【大数据】MapReduce JAVA API编程实践及适用场景介绍

news2026/4/13 4:47:39

1.前言

2.mapreduce编程示例

3.MapReduce适用场景

1.前言

本文是作者大数据系列专栏的其中一篇，前文我们依次聊了大数据的概论、分布式文件系统、分布式数据库、以及计算引擎mapreduce核心概念以及工作原理。

书接上文，本文将会继续聊一下mapreduce的编程实践以及mapreduce的适用场景。基于的Hadoop版本依然是前文的hadoop3.1.3。

2.mapreduce编程示例

本文依然以最经典的单词分词，即统计各个单词数量的业务场景为例。mapreduce其实就是编写map函数和reduce函数。map reduce的Java API中提供了map和reduce的标准接口，实现接口，编写自己的业务逻辑即可。

依赖：

<dependency>
   <groupId>org.apache.hadoop</groupId>
   <artifactId>hadoop-mapreduce-client-core</artifactId>
   <version>3.1.3</version>
</dependency>

map函数：

map阶段会从分布式文件系统HDFS中去读数据，读入的数据先进行分词，然后进行初步的统计。所以编写map函数要写的就是分词和统计：

import org.apache.hadoop.io.IntWritable;
import org.apache.hadoop.mapreduce.Mapper;
import java.io.IOException;
import java.util.StringTokenizer;
import org.apache.hadoop.io.Text;

public class MyMapper extends Mapper<Object, Text, Text, IntWritable> {
    private Text word = new Text();

    @Override
    protected void map(Object key, Text value, Mapper<Object, Text, Text, IntWritable>.Context context) throws IOException, InterruptedException {
        StringTokenizer itr = new StringTokenizer(value.toString());
        while (itr.hasMoreTokens()) {
            word.set(itr.nextToken());
            context.write(word, new IntWritable(1));
        }
    }
}

key，是每条输入的键，默认情况下处理文本文件时通常是记录的偏移量，类型为Object（实践中常为LongWritable）。

context是输出。

在new StringTokenizer这一步，文本就会进行分词。

IntWritable是int的包装类，主要是为了赋予int类型可序列化的能力，毕竟要在网络中进行传输。

reduce函数：

reduce的shuffle是底层自动执行的，所以我们只需要编写好reduce函数即可：

reduce函数的输入就是shuffle后的<key,Iterable>,context是输出。
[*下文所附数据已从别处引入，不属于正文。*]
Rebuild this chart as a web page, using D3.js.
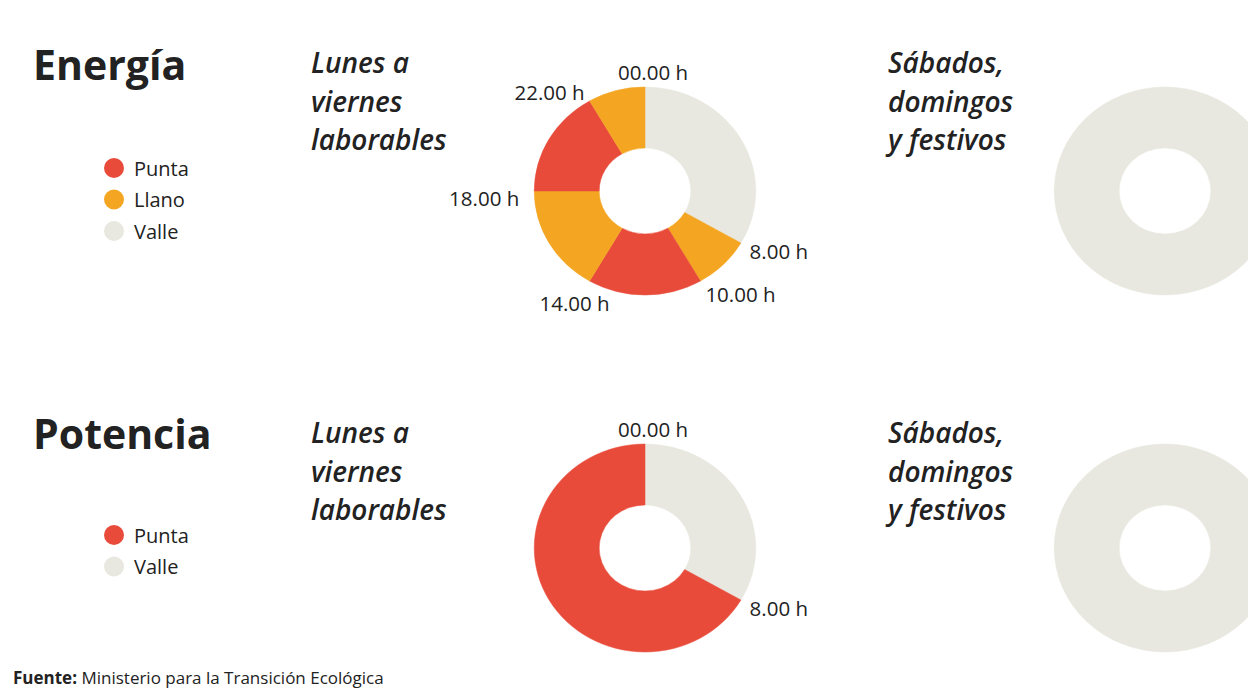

import org.apache.hadoop.io.IntWritable;
import org.apache.hadoop.io.Text;
import org.apache.hadoop.mapreduce.Reducer;
import java.io.IOException;

public class MyReducer extends Reducer<Text, IntWritable, Text, IntWritable> {
    @Override
    protected void reduce(Text key, Iterable<IntWritable> values, Reducer<Text, IntWritable, Text, IntWritable>.Context context) throws IOException, InterruptedException {
        int sum=0;
        for(IntWritable val:values){
            sum+=val.get();
        }
        context.write(key,new IntWritable(sum));
    }
}

main函数：

import org.apache.hadoop.conf.Configuration;
import org.apache.hadoop.fs.Path;
import org.apache.hadoop.io.IntWritable;
import org.apache.hadoop.io.Text;
import org.apache.hadoop.mapreduce.Job;
import org.apache.hadoop.mapreduce.lib.input.FileInputFormat;
import org.apache.hadoop.mapreduce.lib.output.FileOutputFormat;

public class MapReduceTest {
    public static void main(String[] args)throws Exception {
        Configuration conf = new Configuration();
        conf.set("fs.defaultFS", "hdfs://192.168.31.10:9000");
        conf.set("fs.hdfs.impl","org.apache.hadoop.hdfs.DistributedFileSystem");
        Job job = Job.getInstance(conf, "word count");
        job.setJarByClass(MapReduceTest.class); // 使用当前类的类加载器
        job.setMapperClass(MyMapper.class);
        job.setCombinerClass(MyReducer.class);
        job.setReducerClass(MyReducer.class);
        job.setOutputKeyClass(Text.class);
        job.setOutputValueClass(IntWritable.class);
        FileInputFormat.addInputPath(job, new Path("/user/hadoop/input/input1.txt"));
        FileOutputFormat.setOutputPath(job, new Path("/user/hadoop/output"));
        job.waitForCompletion(true);
    }
}